Scan the entries below. List each line with "that".
'''
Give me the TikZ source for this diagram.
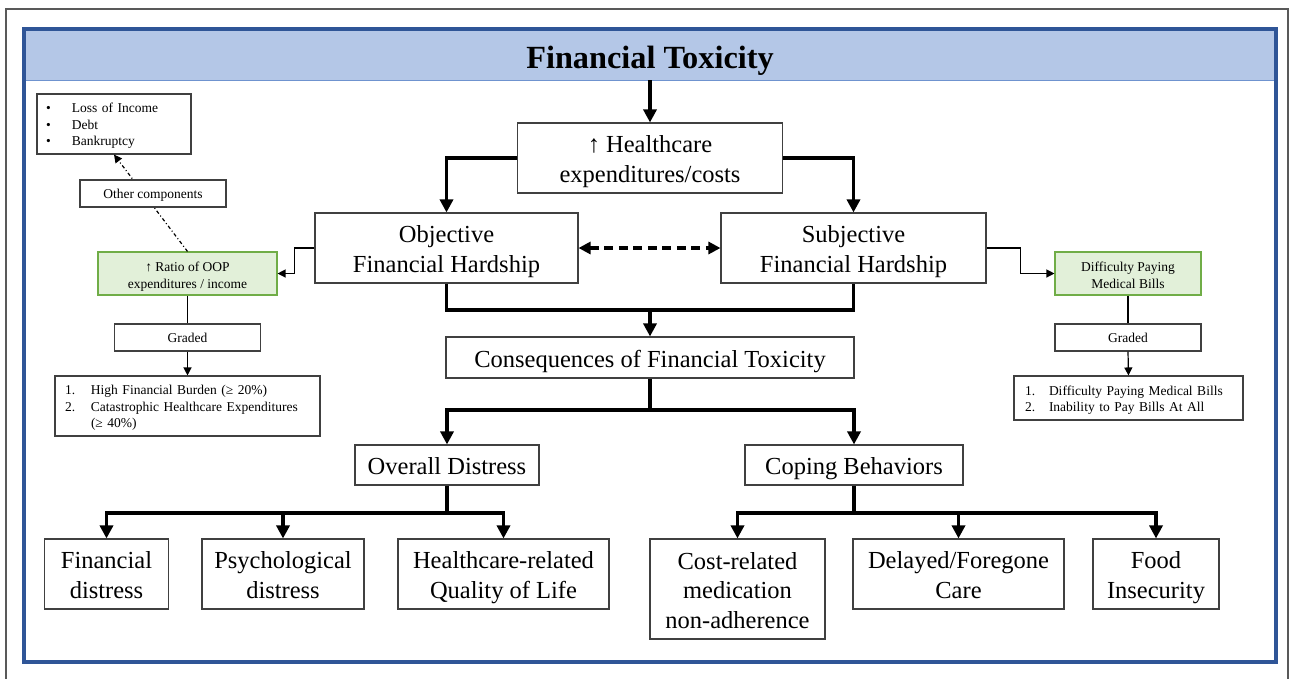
\documentclass[tikz,border=0pt]{standalone}
\usepackage{fontspec}
\setmainfont{Liberation Serif}
\usetikzlibrary{arrows.meta}

\definecolor{framegray}{HTML}{595959}
\definecolor{frameblue}{HTML}{2F5597}
\definecolor{bandblue}{HTML}{B4C7E7}
\definecolor{bandline}{HTML}{6F93CF}
\definecolor{boxgray}{HTML}{404040}
\definecolor{greenfill}{HTML}{E2F0D9}
\definecolor{greenline}{HTML}{70AD47}

\newcommand{\bigtext}{\fontsize{24.5}{29.7}\selectfont}
\newcommand{\smalltext}{\fontsize{13.5}{16.5}\selectfont}
\newcommand{\titletext}{\fontsize{32.3}{38}\selectfont\bfseries}
\newcommand{\lbl}[2]{\makebox[#1][l]{#2}}
% struts that fix the height of the first line and the depth of the last one
\newcommand{\topstrut}[1]{\rule{0pt}{#1}}
\newcommand{\botstrut}[1]{\rule[-#1]{0pt}{#1}}
\newcommand{\bighead}{\topstrut{24.5pt}}
\newcommand{\bigtail}{\botstrut{5pt}}
\newcommand{\smallhead}{\topstrut{16pt}}
\newcommand{\smalltail}{\botstrut{3pt}}

\tikzset{
  box/.style={draw=boxgray, line width=1.1pt, fill=white, inner sep=0pt,
    align=center, font=\bigtext,
    execute at begin node=\topstrut{24.5pt},
    execute at end node=\botstrut{5pt}},
  smallbox/.style={draw=boxgray, line width=1.1pt, fill=white, inner sep=0pt,
    align=center, font=\smalltext,
    execute at begin node=\topstrut{13.5pt},
    execute at end node=\botstrut{3pt}},
  greenbox/.style={smallbox, draw=greenline, fill=greenfill},
  listbox/.style={smallbox, align=left, inner xsep=10pt},
  heavy/.style={line width=3.8pt, black},
  heavyarrow/.style={heavy, -{Triangle[length=13pt,width=13pt]}},
  linkarrow/.style={heavy, dash pattern=on 9pt off 5.5pt,
    {Triangle[length=12pt,width=12pt]}-{Triangle[length=12pt,width=12pt]}},
  light/.style={line width=1.2pt, black},
  lightarrow/.style={light, -{Triangle[length=8pt,width=8pt]}},
  dashdotarrow/.style={light, dash pattern=on 3.5pt off 2.5pt on 1pt off 2.5pt,
    -{Triangle[length=8pt,width=8pt]}},
}

\begin{document}
\begin{tikzpicture}[x=1pt, y=-1pt]
\useasboundingbox (0,0) rectangle (1293,678);

% page frame and panel
\draw[framegray, line width=1.2pt] (6,700) -- (6,9) -- (1288,9) -- (1288,700);
\node[fill=bandblue, minimum width=1248pt, minimum height=49pt, inner sep=0pt,
  font=\titletext, execute at begin node=\topstrut{32pt},
  execute at end node=\botstrut{7pt}] (title) at (650,55.5) {Financial Toxicity};
\draw[bandline, line width=1pt] (title.south west) -- (title.south east);
\draw[frameblue, line width=4pt] (24,29) rectangle (1276,662);

% central cascade
\node[box, minimum width=265pt, minimum height=70pt] (hc) at (650,158)
  {\bighead↑ Healthcare\\expenditures/costs\bigtail};
\node[box, minimum width=263pt, minimum height=70pt] (obj) at (446.5,248)
  {\bighead Objective\\Financial Hardship\bigtail};
\node[box, minimum width=265pt, minimum height=70pt] (subj) at (853.5,248)
  {\bighead Subjective\\Financial Hardship\bigtail};
\node[box, minimum width=408pt, minimum height=41pt] (cons) at (650,357.5)
  {Consequences of Financial Toxicity};
\node[box, minimum width=184pt, minimum height=40pt] (od) at (447,465)
  {Overall Distress};
\node[box, minimum width=218pt, minimum height=40pt] (cb) at (854,465)
  {Coping Behaviors};

% outcome boxes
\node[box, minimum width=124pt, minimum height=70pt] (fd) at (106.5,574)
  {\bighead Financial\\distress\bigtail};
\node[box, minimum width=162pt, minimum height=70pt] (pd) at (283,574)
  {\bighead Psychological\\distress\bigtail};
\node[box, minimum width=211pt, minimum height=70pt] (hq) at (503.5,574)
  {\bighead Healthcare-related\\Quality of Life\bigtail};
\node[box, minimum width=175pt, minimum height=100pt] (cr) at (737.5,589)
  {\bighead Cost-related\\medication\\non-adherence\bigtail};
\node[box, minimum width=211pt, minimum height=70pt] (dfc) at (958.5,574)
  {\bighead Delayed/Foregone\\Care\bigtail};
\node[box, minimum width=126pt, minimum height=70pt] (fi) at (1156,574)
  {\bighead Food\\Insecurity\bigtail};

% objective branch
\node[greenbox, minimum width=179pt, minimum height=43pt] (lgreen) at (187.5,273.5)
  {\smallhead↑ Ratio of OOP\\expenditures / income\smalltail};
\node[smallbox, minimum width=146pt, minimum height=27pt] (lgraded) at (187.5,337.5)
  {Graded};
\node[listbox, text width=245pt, minimum height=60pt] (llist) at (187.5,406)
  {\lbl{26pt}{1.}High Financial Burden (≥ 20\%)\\
   \lbl{26pt}{2.}Catastrophic Healthcare Expenditures\\
   \lbl{26pt}{}(≥ 40\%)};
\node[listbox, inner xsep=9pt, text width=136pt, minimum height=60pt] (bullets) at (114,124)
  {\lbl{26pt}{•}Loss of Income\\
   \lbl{26pt}{•}Debt\\
   \lbl{26pt}{•}Bankruptcy};

% subjective branch
\node[greenbox, minimum width=146pt, minimum height=43pt] (rgreen) at (1128,273.5)
  {\smallhead Difficulty Paying\\Medical Bills\smalltail};
\node[smallbox, minimum width=146pt, minimum height=27pt] (rgraded) at (1128,337.5)
  {Graded};
\node[listbox, inner xsep=11pt, text width=207pt, minimum height=44pt] (rlist) at (1128.5,398)
  {\lbl{24pt}{1.}Difficulty Paying Medical Bills\\
   \lbl{24pt}{2.}Inability to Pay Bills At All};

% junctions of the heavy connectors
\coordinate (j1) at (650,310);
\coordinate (j2) at (650,410);
\coordinate (j3) at (447,513);
\coordinate (j4) at (854,513);

% heavy connectors
\draw[heavyarrow] (title.south) -- (hc.north);
\draw[heavyarrow] (hc.west) -| (obj.north);
\draw[heavyarrow] (hc.east) -| (subj.north);
\draw[heavy] (obj.south) |- (j1) -| (subj.south);
\draw[heavyarrow] (j1) -- (cons.north);
\draw[linkarrow] (obj.east) -- (subj.west);
\draw[heavy] (cons.south) -- (j2);
\draw[heavyarrow] (j2) -| (od.north);
\draw[heavyarrow] (j2) -| (cb.north);
\draw[heavy] (od.south) -- (j3);
\draw[heavyarrow] (j3) -| (fd.north);
\draw[heavyarrow] (j3) -| (pd.north);
\draw[heavyarrow] (j3) -| (hq.north);
\draw[heavy] (cb.south) -- (j4);
\draw[heavyarrow] (j4) -| (cr.north);
\draw[heavyarrow] (j4) -| (dfc.north);
\draw[heavyarrow] (j4) -| (fi.north);

% light connectors
\draw[lightarrow] (obj.west) -- ++(-20,0) |- (lgreen.east);
\draw[light] (lgreen.south) -- (lgraded.north);
\draw[lightarrow] (lgraded.south) -- (llist.north);
\draw[lightarrow] (subj.east) -- ++(34,0) |- (rgreen.west);
\draw[light] (rgreen.south) -- (rgraded.north);
\draw[lightarrow] (rgraded.south) -- (rlist.north);
\draw[dashdotarrow] (lgreen.north) -- (bullets.south);
\node[smallbox, minimum width=146pt, minimum height=27pt] (other) at (153,193.5)
  {Other components};
\end{tikzpicture}
\end{document}
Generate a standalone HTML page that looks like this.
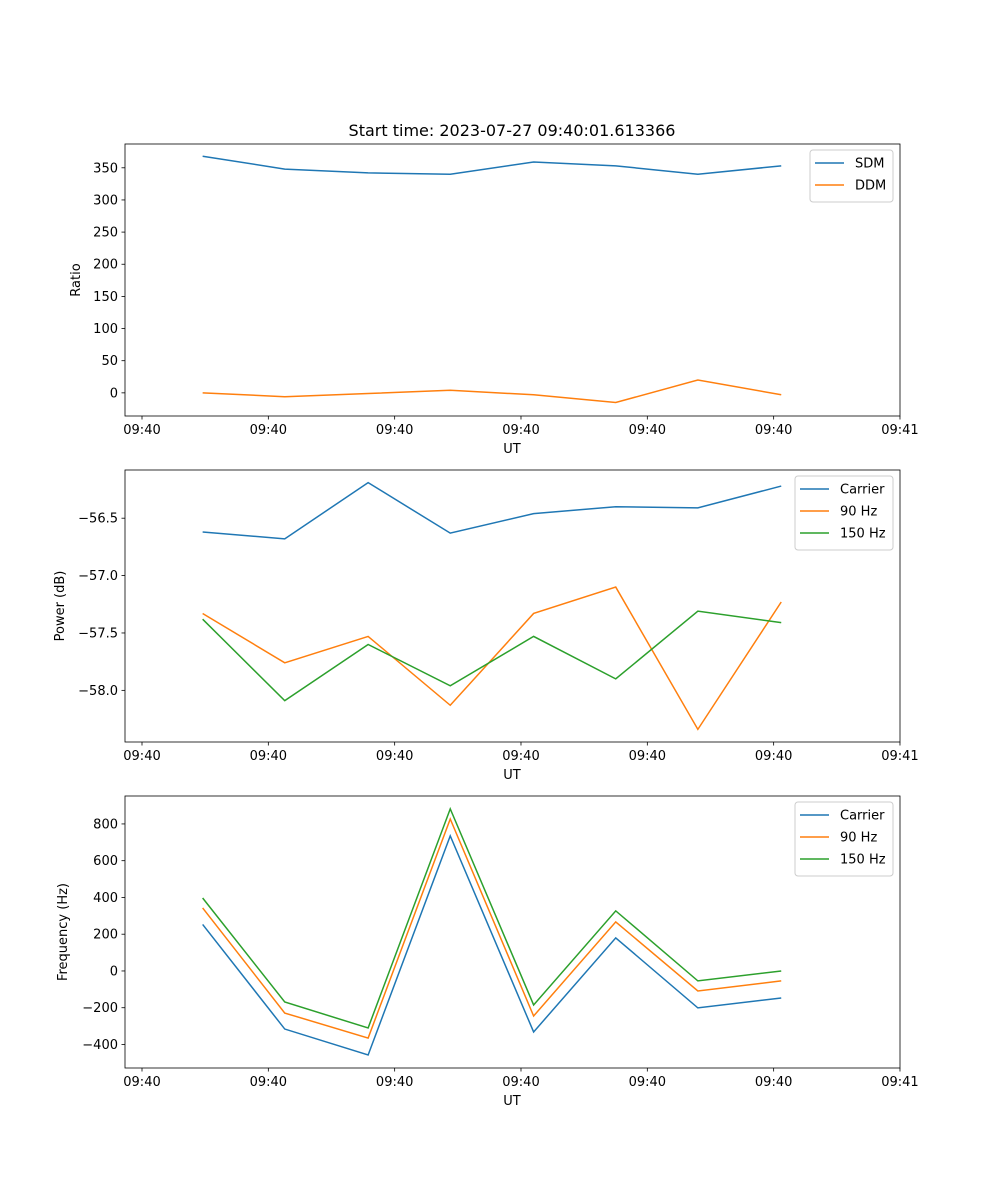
<!DOCTYPE html>
<html><head><meta charset="utf-8"><style>
body{margin:0;background:#fff}
svg{display:block;font-family:"DejaVu Sans","Liberation Sans",sans-serif}
</style></head><body>
<svg id="fig" width="1000" height="1200" xmlns="http://www.w3.org/2000/svg">
<rect width="1000" height="1200" fill="#fff"/>
<text x="512" y="136" font-size="16" text-anchor="middle">Start time: 2023-07-27 09:40:01.613366</text>
</svg>
<script>
// shared x data (in tick units)
const times = [0.48, 1.13, 1.79, 2.44, 3.10, 3.75, 4.40, 5.06];
const xTicks = [0, 1, 2, 3, 4, 5, 6];
const xTickLabels = ["09:40","09:40","09:40","09:40","09:40","09:40","09:41"];
// panel 1
const sdm = [368, 348, 342, 340, 359, 353, 340, 353];
const ddm = [0, -6, -1, 4, -3, -15, 20, -3];
const ratioTicks = [0, 50, 100, 150, 200, 250, 300, 350];
// panel 2
const powCarrier = [-56.62, -56.68, -56.19, -56.63, -56.46, -56.40, -56.41, -56.22];
const pow90 = [-57.33, -57.76, -57.53, -58.13, -57.33, -57.10, -58.34, -57.23];
const pow150 = [-57.38, -58.09, -57.60, -57.96, -57.53, -57.90, -57.31, -57.41];
const powTicks = [-56.5, -57.0, -57.5, -58.0];
const powTickLabels = ["\u221256.5","\u221257.0","\u221257.5","\u221258.0"];
// panel 3
const freqCarrier = [253, -316, -457, 735, -332, 180, -201, -147];
const freq90 = [343, -229, -365, 827, -245, 267, -109, -54];
const freq150 = [397, -169, -310, 882, -185, 327, -54, 0];
const freqTicks = [-400, -200, 0, 200, 400, 600, 800];

const NS = "http://www.w3.org/2000/svg";
const svg = document.getElementById('fig');
function mk(tag, attrs, parent){const e=document.createElementNS(NS,tag);for(const k in attrs)e.setAttribute(k,attrs[k]);(parent||svg).appendChild(e);return e;}
const X0=125,X1=900;
const xs = t => 142 + t*126.33;
const C={blue:"#1f77b4",orange:"#ff7f0e",green:"#2ca02c"};

function panel(key, top, bottom, ymin, ymax, yt, ytl, ylabel, series, legend){
  const g=mk('g',{});
  
  
  const ys = v => bottom - (v-ymin)/(ymax-ymin)*(bottom-top);
  series.forEach(s=>{
    const p=mk('polyline',{points:s.v.map((v,i)=>xs(times[i])+','+ys(v)).join(' '),fill:'none',stroke:s.c,'stroke-width':1.5},g);
    
    
  });
  const fr=mk('rect',{x:X0,y:top,width:X1-X0,height:bottom-top,fill:'none',stroke:'#000','stroke-width':0.8},g);
  
  
  xTicks.forEach((t,i)=>{
    mk('line',{x1:xs(t),x2:xs(t),y1:bottom,y2:bottom+3.5,stroke:'#000','stroke-width':0.8},g);
    const tx=mk('text',{x:xs(t),y:bottom+18,'font-size':13,'text-anchor':'middle'},g);
    tx.textContent=xTickLabels[i];
    
    
  });
  yt.forEach((v,i)=>{
    mk('line',{x1:X0-3.5,x2:X0,y1:ys(v),y2:ys(v),stroke:'#000','stroke-width':0.8},g);
    const tx=mk('text',{x:X0-7,y:ys(v)+4.5,'font-size':13,'text-anchor':'end'},g);
    tx.textContent=ytl?ytl[i]:(v<0?'\u2212'+(-v):String(v));
    
    
  });
  const xl=mk('text',{x:512,y:bottom+37,'font-size':13,'text-anchor':'middle'},g);
  xl.textContent='UT';
  
  
  const yl=mk('text',{x:legend.ylx,y:(top+bottom)/2,'font-size':13,'text-anchor':'middle',transform:`rotate(-90 ${legend.ylx} ${(top+bottom)/2})`},g);
  yl.textContent=ylabel;
  
  
  const lg=mk('g',{},g);
  
  
  const h=8+series.length*22;
  mk('rect',{x:legend.x,y:top+6,width:893-legend.x,height:h,rx:3,fill:'#fff',stroke:'#ccc','stroke-width':1,'fill-opacity':0.8},lg);
  series.forEach((s,i)=>{
    const yy=top+19+i*22;
    mk('line',{x1:legend.x+5,x2:legend.x+34,y1:yy,y2:yy,stroke:s.c,'stroke-width':1.5},lg);
    const t=mk('text',{x:legend.x+45,y:yy+4.5,'font-size':13},lg);
    t.textContent=s.name;
    
    
  });
}
panel('ratio',144,416,-36,387,ratioTicks,null,'Ratio',
  [{id:'sdm',name:'SDM',v:sdm,c:C.blue},{id:'ddm',name:'DDM',v:ddm,c:C.orange}],{x:810,ylx:80});
panel('power',470,742,-58.45,-56.08,powTicks,powTickLabels,'Power (dB)',
  [{id:'carrier',name:'Carrier',v:powCarrier,c:C.blue},{id:'90hz',name:'90 Hz',v:pow90,c:C.orange},{id:'150hz',name:'150 Hz',v:pow150,c:C.green}],{x:795,ylx:64});
panel('freq',796,1068,-528,952,freqTicks,null,'Frequency (Hz)',
  [{id:'carrier',name:'Carrier',v:freqCarrier,c:C.blue},{id:'90hz',name:'90 Hz',v:freq90,c:C.orange},{id:'150hz',name:'150 Hz',v:freq150,c:C.green}],{x:795,ylx:67});
</script>
</body></html>
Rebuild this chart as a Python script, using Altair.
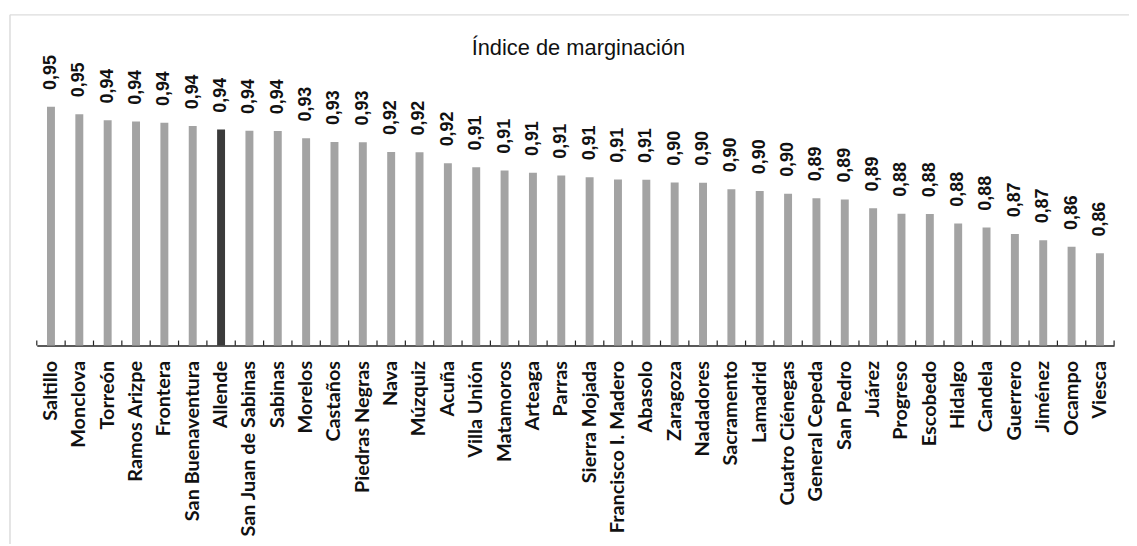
import altair as alt
import pandas as pd

titulo = "Índice de marginación"

municipios = [
    "Saltillo", "Monclova", "Torreón", "Ramos Arizpe", "Frontera", "San Buenaventura",
    "Allende", "San Juan de Sabinas", "Sabinas", "Morelos", "Castaños", "Piedras Negras",
    "Nava", "Múzquiz", "Acuña", "Villa Unión", "Matamoros", "Arteaga", "Parras",
    "Sierra Mojada", "Francisco I. Madero", "Abasolo", "Zaragoza", "Nadadores",
    "Sacramento", "Lamadrid", "Cuatro Ciénegas", "General Cepeda", "San Pedro", "Juárez",
    "Progreso", "Escobedo", "Hidalgo", "Candela", "Guerrero", "Jiménez", "Ocampo", "Viesca",
]

indice = [
    0.9536, 0.9489, 0.9449, 0.9441, 0.9433, 0.9412,
    0.9390, 0.9382, 0.9380, 0.9333, 0.9310, 0.9308,
    0.9246, 0.9243, 0.9173, 0.9147, 0.9126, 0.9111, 0.9094,
    0.9083, 0.9068, 0.9066, 0.9049, 0.9048,
    0.9006, 0.8994, 0.8977, 0.8948, 0.8940, 0.8883,
    0.8848, 0.8846, 0.8785, 0.8759, 0.8717, 0.8678, 0.8635, 0.8593,
]

destacado = ["Allende"]

df = pd.DataFrame({"municipio": municipios, "indice": indice})
df["grupo"] = ["destacado" if m in destacado else "resto" for m in municipios]

W, H = 1085, 313

eje_x = alt.Axis(
    title=None, labelAngle=-90, labelFont="Lato", labelFontWeight="bold",
    labelFontSize=20, labelColor="#111111", labelPadding=15, ticks=False,
    domainColor="#222222", domainWidth=1.5,
)
x_enc = alt.X("municipio:N", sort=None,
              scale=alt.Scale(paddingInner=0, paddingOuter=0), axis=eje_x)
y_enc = alt.Y("indice:Q", stack=None,
              scale=alt.Scale(domain=[0.8, 1.0], zero=False, nice=False),
              axis=None)

base = alt.Chart(df)

barras = base.mark_bar(size=8).encode(
    x=x_enc,
    y=y_enc,
    y2=alt.value(H),
    color=alt.Color("grupo:N", legend=None,
                    scale=alt.Scale(domain=["resto", "destacado"],
                                    range=["#a3a3a3", "#3b3b3b"])),
)

etiquetas = base.transform_calculate(
    etiqueta="replace(format(datum.indice, '.2f'), '.', ',')"
).mark_text(
    angle=270, align="left", baseline="middle", dx=17,
    font="Liberation Sans", fontSize=18, fontWeight="bold", color="#111111",
).encode(x=x_enc, y=y_enc, text="etiqueta:N")

marcas = base.mark_rule(color="#222222", strokeWidth=1.2).encode(
    x=alt.X("municipio:N", sort=None, bandPosition=0,
            scale=alt.Scale(paddingInner=0, paddingOuter=0), axis=eje_x),
    y=alt.value(H), y2=alt.value(H - 5),
)

uno = alt.Chart(pd.DataFrame({"t": [titulo]}))

marca_final = uno.mark_rule(color="#222222", strokeWidth=1.2).encode(
    x=alt.value(W), y=alt.value(H), y2=alt.value(H - 5)
)

texto_titulo = uno.mark_text(
    font="Liberation Sans", fontSize=22, color="#111111", align="center",
    baseline="alphabetic",
).encode(x=alt.value(W / 2 + 3), y=alt.value(20), text="t:N")

marco_izq = uno.mark_rule(color="#dcdcdc", strokeWidth=1.5).encode(
    x=alt.value(-27), y=alt.value(-20), y2=alt.value(H + 200)
)
marco_sup = uno.mark_rule(color="#dcdcdc", strokeWidth=1.5).encode(
    x=alt.value(-27), x2=alt.value(W + 15), y=alt.value(-20)
)

chart = alt.layer(
    marco_izq, marco_sup, barras, etiquetas, marcas, marca_final, texto_titulo
).properties(
    width=W, height=H,
    autosize=alt.AutoSizeParams(type="none"),
    padding={"left": 29, "top": 25, "right": 15, "bottom": 200},
    background="white",
).configure_view(stroke=None)

chart.save("out.html", embed_options={"renderer": "svg", "actions": False})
'''
**Complete response**
% struts that fix the height of the first line and the depth of the last one
Generate a standalone HTML page that looks like this.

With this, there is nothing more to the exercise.